Reading it left-to-right doesn't work: "when T matches T[]", which would
be impossible, because no type matches the array of that type.
- constraints mean "Consider this definition only if the conditions in
the constraints are true"
This is not that hard either, but there is a problem with constraints.
When two definitions of a template given, and when one of them has a
constraint, the use that matches the constraints also matches the
definition without the constraint:
void foo(T)()
{}
void foo(T)()
if (T.sizeof == 4)
{}
void main()
{
foo!int(); // <-- compiler error
}
Error: template instance foo!(int) matches more than one template
declaration, foo(T) and foo(T) if (T.sizeof == 4)
It means that we must have exclusion on the other template:
void foo(T)()
if (T.sizeof != 4) // <-- reverse logic
{}
void foo(T)()
if (T.sizeof == 4) // <-- special
{}
Perhaps this proves that constraints are not suitable for specialization.
- conditional programming (static if) means "Include this block of code
conditionally"
We could use this feature to conditionally include as many lines as we
want within the body of the template:
void foo(T)()
{
static if (T.sizeof == 4) {
// ... special ...
} else {
// ... general ...
}
}
The 'is exression' at
http://digitalmars.com/d/2.0/expression.html#IsExpression can be very hairy:
alias long[char[]] AA;
static if (is(AA T : T[U], U : const char[]))
{
writefln(typeid(T)); // long
writefln(typeid(U)); // const char[]
}
That is magic! :) Perhaps I should read it from right to left:
if U matches const char[]
if AA matches T[const char[]]
then T is the type of the array element
and AA is... ??? brain ache! :)
... trying again ...
AA is T... But wait!
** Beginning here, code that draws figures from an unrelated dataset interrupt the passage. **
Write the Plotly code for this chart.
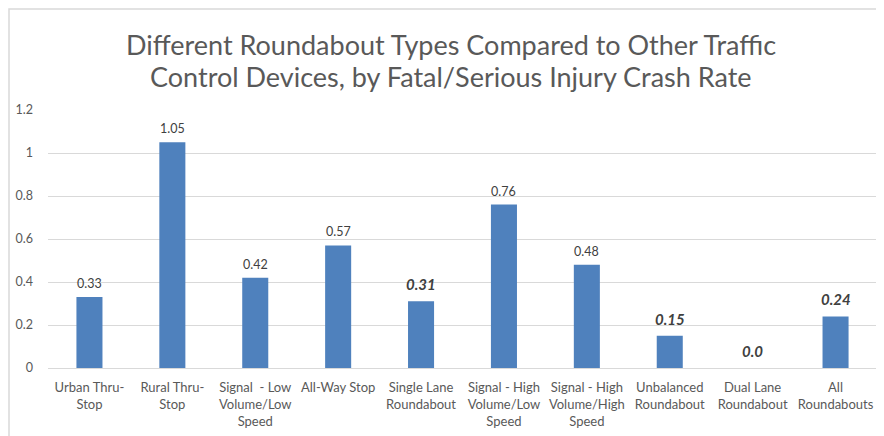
import plotly.graph_objects as go

categories = ["Urban Thru-<br>Stop", "Rural Thru-<br>Stop", "Signal  - Low<br>Volume/Low<br>Speed",
              "All-Way Stop", "Single Lane<br>Roundabout", "Signal - High<br>Volume/Low<br>Speed",
              "Signal - High<br>Volume/High<br>Speed", "Unbalanced<br>Roundabout",
              "Dual Lane<br>Roundabout", "All<br>Roundabouts"]
values = [0.33, 1.05, 0.42, 0.57, 0.31, 0.76, 0.48, 0.15, 0.0, 0.24]
value_labels = ["0.33", "1.05", "0.42", "0.57", "0.31", "0.76", "0.48", "0.15", "0.0", "0.24"]
is_roundabout = [False, False, False, False, True, False, False, True, True, True]
y_ticks = [0, 0.2, 0.4, 0.6, 0.8, 1, 1.2]
y_ticklabels = ["0", "0.2", "0.4", "0.6", "0.8", "1", "1.2"]
title_lines = ["Different Roundabout Types Compared to Other Traffic",
               "Control Devices, by Fatal/Serious Injury Crash Rate"]

FONT = "Lato"
GREY = "#595959"

# page offset of the figure (browser body margin)
OFF = 8
W, H = 884 - OFF, 436 - OFF
L, R, T, B = 48 - OFF, 7, 110 - OFF, 68
PW, PH = W - L - R, H - T - B


def px_x(page_x):
    return (page_x - OFF - L) / PW


def px_y(page_y):
    return (H - B - (page_y - OFF)) / PH


fig = go.Figure()
fig.add_trace(go.Bar(x=categories, y=values, marker=dict(color="#4F81BD", line=dict(width=0)),
                     hoverinfo="skip"))

annotations = []
for c, v, lab, rb in zip(categories, values, value_labels, is_roundabout):
    if rb:
        annotations.append(dict(x=c, y=v, xref="x", yref="y", text=f"<b><i>{lab}</i></b>",
                                showarrow=False, yanchor="bottom", yshift=6,
                                font=dict(family=FONT, size=15, color="#404040")))
    else:
        annotations.append(dict(x=c, y=v, xref="x", yref="y", text=lab,
                                showarrow=False, yanchor="bottom", yshift=4,
                                font=dict(family=FONT, size=12.5, color="#404040")))

for line, cy in zip(title_lines, [44, 76]):
    annotations.append(dict(x=px_x(451), y=px_y(cy), xref="paper", yref="paper",
                            text=line, showarrow=False, xanchor="center", yanchor="middle",
                            font=dict(family=FONT, size=27, color=GREY)))

fig.update_layout(
    width=W, height=H,
    margin=dict(l=L, r=R, t=T, b=B),
    paper_bgcolor="white", plot_bgcolor="white",
    showlegend=False,
    bargap=0.686,
    annotations=annotations,
    xaxis=dict(type="category", showgrid=False, showline=False, ticks="",
               tickfont=dict(family=FONT, size=13, color=GREY), tickangle=0,
               ticklabelstandoff=10),
    yaxis=dict(range=[0, 1.2], tickvals=y_ticks, ticktext=y_ticklabels,
               showgrid=True, gridcolor="#D9D9D9", gridwidth=1,
               zeroline=True, zerolinecolor="#D9D9D9", zerolinewidth=1,
               showline=False, ticks="", ticklabelstandoff=14,
               tickfont=dict(family=FONT, size=12.5, color=GREY)),
    shapes=[dict(type="rect", xref="paper", yref="paper",
                 x0=px_x(OFF + 1), x1=px_x(900), y0=px_y(460), y1=px_y(OFF + 1),
                 line=dict(color="#D9D9D9", width=1.5), fillcolor="rgba(0,0,0,0)", layer="below")],
)

fig.write_html("out.html")
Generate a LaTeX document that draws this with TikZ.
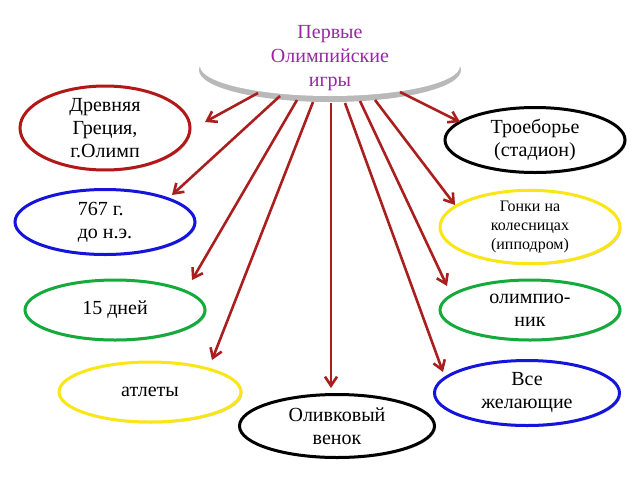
\documentclass[tikz,border=0pt]{standalone}
\usepackage{fontspec}
\setmainfont{Liberation Serif}
\usetikzlibrary{shapes.geometric,shadows,arrows.meta}
\definecolor{darkred}{RGB}{178,24,24}
\definecolor{arrred}{RGB}{170,30,30}
\definecolor{ringblue}{RGB}{20,20,220}
\definecolor{ringgreen}{RGB}{20,170,60}
\definecolor{ringyellow}{RGB}{250,230,20}
\definecolor{titlepurple}{RGB}{150,40,160}

\begin{document}
\begin{tikzpicture}[
    x=1pt, y=-1pt,
    ring/.style={ellipse, draw, line width=3pt, fill=white, align=center, inner sep=0pt,
      font=\fontsize{20}{23}\selectfont, drop shadow={shadow xshift=1.5pt, shadow yshift=-1.5pt, opacity=0.35}},
    arrow/.style={-{Straight Barb[length=9pt,width=12pt]}, draw=arrred, line width=2.6pt}
]
\useasboundingbox (0,0) rectangle (640,480);

% central ellipse
\fill[gray!55] (330,70) ellipse (131 and 32);
\fill[white] (330,66) ellipse (130 and 30);
\node[align=center, text=titlepurple, font=\fontsize{20}{24}\selectfont] (title) at (330,58) {Первые\\Олимпийские\\игры};

% nodes
\node[ring, draw=darkred, minimum width=170, minimum height=70] (greece) at (105,128) {Древняя\\Греция,\\г.Олимп};
\node[ring, draw=ringblue, minimum width=180, minimum height=65, align=left] (year) at (105,222) {767 г.\\до н.э.};
\node[ring, draw=ringgreen, minimum width=180, minimum height=60] (days) at (115,310) {15 дней};
\node[ring, draw=ringyellow, minimum width=182, minimum height=60] (athletes) at (150,392) {атлеты};
\node[ring, draw=black, minimum width=195, minimum height=63] (wreath) at (337,426) {Оливковый\\венок};
\node[ring, draw=ringblue, minimum width=185, minimum height=65] (all) at (527,393) {Все\\желающие};
\node[ring, draw=ringgreen, minimum width=180, minimum height=60] (champ) at (530,310) {олимпио-\\ник};
\node[ring, draw=ringyellow, minimum width=180, minimum height=69, font=\fontsize{16}{19}\selectfont] (race) at (530,227) {Гонки на\\колесницах\\(ипподром)};
\node[ring, draw=black, minimum width=180, minimum height=65] (triathlon) at (535,140) {Троеборье\\(стадион)};

% arrow ends
\coordinate (s1) at (258,93);  \coordinate (e1) at (205,122);
\coordinate (s2) at (280,96);  \coordinate (e2) at (172,195);
\coordinate (s3) at (297,100); \coordinate (e3) at (192,280);
\coordinate (s4) at (313,102); \coordinate (e4) at (212,360);
\coordinate (s5) at (331,103); \coordinate (e5) at (331,388);
\coordinate (s6) at (345,103); \coordinate (e6) at (443,372);
\coordinate (s7) at (360,101); \coordinate (e7) at (447,286);
\coordinate (s8) at (375,100); \coordinate (e8) at (455,205);
\coordinate (s9) at (400,92);  \coordinate (e9) at (460,122);

\foreach \i in {1,...,9}
  \draw[arrow] (s\i) -- (e\i);
\end{tikzpicture}
\end{document}
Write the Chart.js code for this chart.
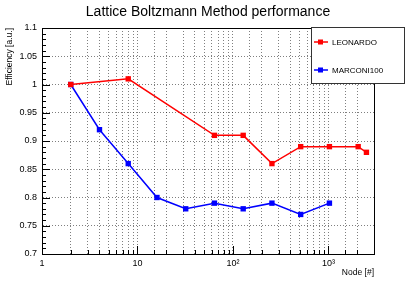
<!DOCTYPE html>
<html>
<head>
<meta charset="utf-8">
<script src="https://cdn.jsdelivr.net/npm/chart.js@4/dist/chart.umd.min.js"></script>
<style>
  html, body { margin: 0; padding: 0; background: #fff; }
  #wrap { width: 415px; height: 281px; position: relative; }
</style>
</head>
<body>
<div id="wrap"><canvas id="c"></canvas></div>
<script>
// values
const leoNodes = [2, 8, 64, 128, 256, 512, 1024, 2048, 2500];
const leoEff   = [1.0, 1.01, 0.91, 0.91, 0.86, 0.89, 0.89, 0.89, 0.88];
const m100Nodes = [2, 4, 8, 16, 32, 64, 128, 256, 512, 1024];
const m100Eff   = [1.0, 0.92, 0.86, 0.80, 0.78, 0.79, 0.78, 0.79, 0.77, 0.79];
const seriesNames = ['LEONARDO', 'MARCONI100'];
const seriesColors = ['#ff0000', '#0000ff'];
const decadeLabels = ['1', '10', '10\u00b2', '10\u00b3'];

const FONT = '"Liberation Sans", Arial, sans-serif';

function pts(xs, ys){ return xs.map((x, i) => ({ x: x, y: ys[i] })); }

// ROOT-ish extras: title, axis titles, inward ticks, boxed legend
const rootStyle = {
  id: 'rootStyle',
  afterDraw(chart){
    const ctx = chart.ctx, a = chart.chartArea;
    const xs = chart.scales.x, ys = chart.scales.y;
    ctx.save();

    // inward tick marks
    ctx.strokeStyle = '#000'; ctx.lineWidth = 1; ctx.setLineDash([]);
    ctx.beginPath();
    for (let k = 0; k <= 40; k++){
      const v = 0.7 + k * 0.01;
      const y = Math.round(ys.getPixelForValue(v)) + 0.5;
      const len = (k % 5 === 0) ? 8 : 4;
      ctx.moveTo(a.left, y); ctx.lineTo(a.left + len, y);
    }
    xs.ticks.forEach(t => {
      const x = Math.round(xs.getPixelForValue(t.value)) + 0.5;
      const l = Math.log10(t.value);
      const len = Math.abs(l - Math.round(l)) < 1e-9 ? 8 : 4;
      ctx.moveTo(x, a.bottom); ctx.lineTo(x, a.bottom - len);
    });
    ctx.stroke();

    // title
    ctx.fillStyle = '#000';
    ctx.font = '14px ' + FONT;
    ctx.textAlign = 'center'; ctx.textBaseline = 'middle';
    ctx.fillText('Lattice Boltzmann Method performance', 208, 12);

    // axis titles
    ctx.font = '8.5px ' + FONT;
    ctx.textAlign = 'right';
    ctx.fillText('Node [#]', a.right, 273);
    ctx.save();
    ctx.translate(10, a.top);
    ctx.rotate(-Math.PI / 2);
    ctx.textAlign = 'right';
    ctx.fillText('Efficiency [a.u.]', 0, 0);
    ctx.restore();

    // legend box
    const bx = 311, by = 27, bw = 93, bh = 56;
    ctx.fillStyle = '#fff';
    ctx.fillRect(bx, by, bw, bh);
    ctx.strokeStyle = '#333';
    ctx.strokeRect(bx + 0.5, by + 0.5, bw, bh);
    ctx.font = '8px ' + FONT;
    ctx.textAlign = 'left';
    seriesNames.forEach((name, i) => {
      const ly = by + 15 + i * 28;
      ctx.strokeStyle = seriesColors[i]; ctx.fillStyle = seriesColors[i];
      ctx.lineWidth = 1.5;
      ctx.beginPath(); ctx.moveTo(bx + 3, ly); ctx.lineTo(bx + 17, ly); ctx.stroke();
      ctx.fillRect(bx + 7, ly - 2.5, 5, 5);
      ctx.fillStyle = '#000';
      ctx.fillText(name, bx + 21, ly + 0.5);
    });
    ctx.restore();
  }
};

const gridStyle = { color: 'rgba(0,0,0,0.5)', lineWidth: 1, drawTicks: false };
const borderStyle = { display: true, color: '#000', width: 1, dash: [1, 2] };

new Chart(document.getElementById('c'), {
  type: 'line',
  data: {
    datasets: [
      { label: seriesNames[0], data: pts(leoNodes, leoEff) },
      { label: seriesNames[1], data: pts(m100Nodes, m100Eff) }
    ].map((d, i) => Object.assign(d, {
      borderColor: seriesColors[i], backgroundColor: seriesColors[i],
      borderWidth: 1.5, pointStyle: 'rect', pointRadius: 3.8, pointBorderWidth: 0,
      tension: 0, fill: false
    }))
  },
  options: {
    responsive: true, maintainAspectRatio: false, animation: false,
    layout: { padding: { left: 12, right: 41, top: 28, bottom: 12 } },
    plugins: { legend: { display: false }, title: { display: false }, tooltip: { enabled: false } },
    scales: {
      x: {
        type: 'logarithmic', min: 1, max: 3000,
        grid: gridStyle,
        border: borderStyle,
        ticks: {
          autoSkip: false, maxRotation: 0, padding: 4, color: '#000',
          font: { family: FONT, size: 9 },
          callback: v => {
            const l = Math.log10(v);
            if (Math.abs(l - Math.round(l)) < 1e-9) return decadeLabels[Math.round(l)];
            return '';
          }
        },
        afterFit: s => { s.height = 15; }
      },
      y: {
        min: 0.7, max: 1.1,
        grid: gridStyle,
        border: borderStyle,
        ticks: {
          stepSize: 0.05, padding: 5, color: '#000',
          font: { family: FONT, size: 9 },
          callback: v => String(parseFloat(v.toFixed(2)))
        },
        afterFit: s => { s.width = 30; }
      }
    }
  },
  plugins: [rootStyle, {
    id: 'frame',
    afterDatasetsDraw(chart){
      const ctx = chart.ctx, a = chart.chartArea;
      ctx.save();
      ctx.strokeStyle = '#000'; ctx.lineWidth = 1; ctx.setLineDash([]);
      ctx.strokeRect(Math.round(a.left) + 0.5, Math.round(a.top) + 0.5,
        Math.round(a.right - a.left), Math.round(a.bottom - a.top));
      ctx.restore();
    }
  }]
});
</script>
</body>
</html>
T was something else
Fail! :/
Additionally, there is __traits. The spec at
http://digitalmars.com/d/2.0/traits.html says:
<quote>
This is useful for:
* Giving better error messages inside generic code than the
sometimes hard to follow compiler ones.
* Doing a finer grained specialization than template partial
specialization allows for.
</quote>
Does it mean "when used with static if?".